I was just over on Facebook when I came across a discussion about "saving" the "children of Korea." Some well-meaning foreign folks having a discussion about all the weirdo foreign teachers one occasionally comes across, as well as the stories that swirl around.
On the subject of English teachers, hiring policies, and overall quality, I've written extensively on this subject already, as many of you already know,
One of the problems with this conversation, as well as with the English teaching community in general, is that the population is such a transient, temporary one. We have to see things big picture. Not only could Korean employers have been doing whatever "checks" were possible but didn't, some hagwon owners actually don't care, or even don't actually want legal teachers. That way they can be paid less and have no legal recourse. It's a part of a bigger structural problem related to the dirty, interested business of English education in Korea.

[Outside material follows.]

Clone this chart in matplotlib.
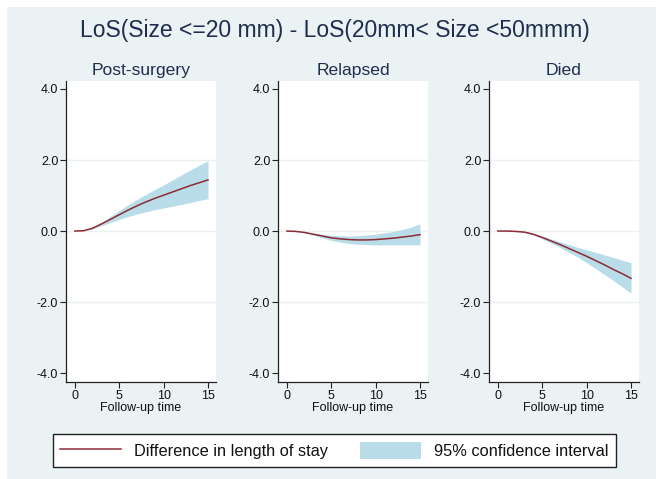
import matplotlib
matplotlib.use('Agg')
import matplotlib.pyplot as plt
from matplotlib.lines import Line2D
from matplotlib.patches import Patch, Rectangle

# follow-up time grid and estimated differences in length of stay
time = [0, 1, 2, 3, 4, 5, 6, 7, 8, 9, 10, 11, 12, 13, 14, 15]

panels = ['Post-surgery', 'Relapsed', 'Died']

post_est = [0, 0.01, 0.08, 0.20, 0.33, 0.46, 0.59, 0.71, 0.82, 0.92, 1.01, 1.10, 1.19, 1.28, 1.36, 1.44]
post_lo = [0, 0.01, 0.06, 0.15, 0.24, 0.33, 0.41, 0.48, 0.54, 0.60, 0.65, 0.70, 0.75, 0.80, 0.86, 0.91]
post_hi = [0, 0.01, 0.10, 0.24, 0.41, 0.58, 0.74, 0.89, 1.03, 1.17, 1.30, 1.44, 1.58, 1.72, 1.85, 1.98]

rel_est = [0, -0.01, -0.04, -0.09, -0.14, -0.19, -0.22, -0.24, -0.25, -0.25, -0.24, -0.22, -0.20, -0.17, -0.14, -0.10]
rel_lo = [0, -0.01, -0.05, -0.12, -0.19, -0.26, -0.31, -0.35, -0.37, -0.38, -0.39, -0.39, -0.39, -0.39, -0.39, -0.39]
rel_hi = [0, -0.01, -0.03, -0.06, -0.09, -0.12, -0.13, -0.14, -0.13, -0.11, -0.09, -0.05, -0.01, 0.04, 0.11, 0.20]

died_est = [0, 0, -0.01, -0.03, -0.09, -0.18, -0.28, -0.38, -0.49, -0.60, -0.71, -0.83, -0.95, -1.08, -1.20, -1.33]
died_lo = [0, 0, -0.01, -0.04, -0.11, -0.22, -0.34, -0.46, -0.60, -0.73, -0.89, -1.05, -1.22, -1.39, -1.57, -1.75]
died_hi = [0, 0, -0.01, -0.02, -0.07, -0.14, -0.22, -0.30, -0.38, -0.46, -0.53, -0.60, -0.67, -0.74, -0.82, -0.89]

yticks = [-4, -2, 0, 2, 4]
xticks = [0, 5, 10, 15]

bg = '#EAF2F3'
navy = '#1F2D4F'
line_col = '#8E2A35'
ci_col = '#B8DDE8'

plt.rcParams['font.family'] = ['Liberation Sans', 'DejaVu Sans']

W, H = 656, 479
fig = plt.figure(figsize=(W / 100, H / 100), dpi=100, facecolor='white')
fig.patches.append(Rectangle((7 / W, 0), 1, 1 - 7 / H, transform=fig.transFigure,
                             facecolor=bg, edgecolor='none', zorder=-10))

fig.text(335 / W, 1 - 30 / H, 'LoS(Size <=20 mm) - LoS(20mm< Size <50mmm)',
         ha='center', va='center', fontsize=16.5, color=navy)

series = [(post_est, post_lo, post_hi), (rel_est, rel_lo, rel_hi), (died_est, died_lo, died_hi)]
lefts = [66, 278, 489]
for name, left, (est, lo, hi) in zip(panels, lefts, series):
    ax = fig.add_axes([left / W, 1 - 382 / H, 150 / W, 301 / H])
    ax.set_facecolor('white')
    for g in [-2, 0, 2]:
        ax.axhline(g, color=bg, lw=1, zorder=0)
    ax.fill_between(time, lo, hi, color=ci_col, lw=0, zorder=2)
    ax.plot(time, est, color=line_col, lw=1.1, zorder=3)
    ax.set_xlim(-1.0, 15.9)
    ax.set_ylim(-4.25, 4.225)
    ax.set_yticks(yticks)
    ax.set_yticklabels(['%.1f' % v for v in yticks])
    ax.set_xticks(xticks)
    for s in ['top', 'right']:
        ax.spines[s].set_visible(False)
    for s in ['left', 'bottom']:
        ax.spines[s].set_color('#222222')
        ax.spines[s].set_linewidth(0.9)
    ax.tick_params(axis='both', direction='out', length=4, width=0.8,
                   color='#222222', labelsize=9, labelcolor='#111111', pad=1.5)
    ax.set_xlabel('Follow-up time', fontsize=9, color='#111111', labelpad=0)
    ax.set_title(name, fontsize=12.6, color=navy, pad=4)

handles = [Line2D([], [], color=line_col, lw=1.1),
           Patch(facecolor=ci_col, edgecolor='none')]
labels = ['Difference in length of stay', '95% confidence interval']
leg = fig.legend(handles, labels, loc='center',
                 bbox_to_anchor=(53 / W, 1 - 466 / H, 563 / W, 31 / H),
                 mode='expand', ncol=2, fontsize=11.8, handlelength=3.7,
                 handleheight=1.3, handletextpad=0.8, borderaxespad=0,
                 borderpad=0.45, fancybox=False, framealpha=1, edgecolor='#222222')
leg.get_frame().set_linewidth(1.0)
for t in leg.get_texts():
    t.set_color('#111111')

fig.savefig('out.png', dpi=100, facecolor=fig.get_facecolor())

The real way to solve the problem is to create the ability for real, qualified foreign professionals of every stripe to more easily be in Korea – offering an extended visa status similar to the ones kyopos have with the F-4 (on which one can live in Korea freely, and change or have multiple employment as one wishes), or even creating a permanent visa status would allow professional and good English teachers, say (the qualifications to get this visa might be having lived in Korea for at least 2-3 years, have no criminal record, confirmations of all certificates and degrees double-checked by the government instead of letting the foxes guarding the chicken coop).
Now, you'd be allowing the formation of a professional, experienced class of English teaching professionals, who, although wouldn't be perfect or without certain weirdos, would generally be a more guarantee-able group of people, who are, by their actions and choice to stay here longer, demonstrating a different level of commitment to their teaching, the culture, and the country.
On the market level, you'd be rewarding the ones who do good jobs, allow them more mobility in the ability to choose good jobs over the bad ones (imagine if a foreigner with this visa could stay in Korea without being linked to a specific, possibly bad employer, or wouldn't have to worry about a previous employer making future employment prospects difficult), and the market would be more stratified.
Teachers with the "good visa" would be preferred, and the good jobs in the English teaching market would adjust to attracting the "good teachers" who would have the option to reject bad jobs. Disreputable hagwons would never get the "good teachers", and the market would work itself out quite nicely, I think. Reputable hagwons would succeed in getting the "good" teachers, and for the sake of self-interest, the formerly "bad" hagwons would have to either shape up, or watch enrollment fall.
And a possible side-effect is that larger numbers of foreigners would stay to get that better visa, which would be renewable say, every two years, like the F-4. The market might even attract more people into its pool. In any case, losers and bail jumpers, criminals and people with fake degrees wouldn't be in the "good visa" pool, which itself would steadily expand.
Now, there'd be a built-in preference for and recognition of experience as a foreign professional. In the Korean way of thinking, I guarantee that you'll see a preference for this status ("Our school only employs Z-1 visa holding foreign professionals") and the supply side of this equation being able to flex its power in a healthy way, which this market sorely needs.
The main problem is that you'll never improve quality in the supply if they're temporary and the standards are set by the lowest common denominator of what disreputable hagwon teachers will pay, as well as what the market (and the 22-year-old kid fresh out of college) will bear.
I observe this positive change already happening with F-4 visa holders in my own group of friends, acquaintances, and professional connections. Many of these people are professionals, perpetual grad students, artists, activist, and other people doing random things here in Korea. But we're all pretty smart, do interesting stuff, contribute a lot to the country, actually, and (most importantly to creating this small group of people) we can take or leave a job anytime we choose, and employers don't have to be burdened with any additional paperwork in hiring us.
We've got alien registration numbers, permanent addresses, and pay taxes. So we're hired just like any other Korean is. And that gives us great, great power. Not in society, per se, but we can't be fucked with easily, since we'll quit. And then go to their rival (as I did).
We aren't a large enough group for any of our former employers to learn any lessons, but imagine if a large group of foreigners had this visa status? Employer fucks with you – bye! Doesn't pay you – bye, bye! And you can stick around in the country to sue them and win, preferably from the distance and safety of your next job. That would be nice.
Anyway, this will never happen.
There will continue to be "crackdowns" that never work, in the same way that "diets" are inherently doomed to fail, a few people will be made scapegoats, and the Korean media will have a few egregious cases to exaggerate into representation as normal "foreigner behavior."
And there will continue to be no incentive for a hagwon owner to hire a conscientious, hard-working foreign teacher with exacting professional standards over a warm body who might be illegal but costs half as much and has no legal recourse in the event they are screwed. And if they don't show up for class, the owner will just find another warm body to replace them with.
After all, this is standard that the English education industry in Korea has created.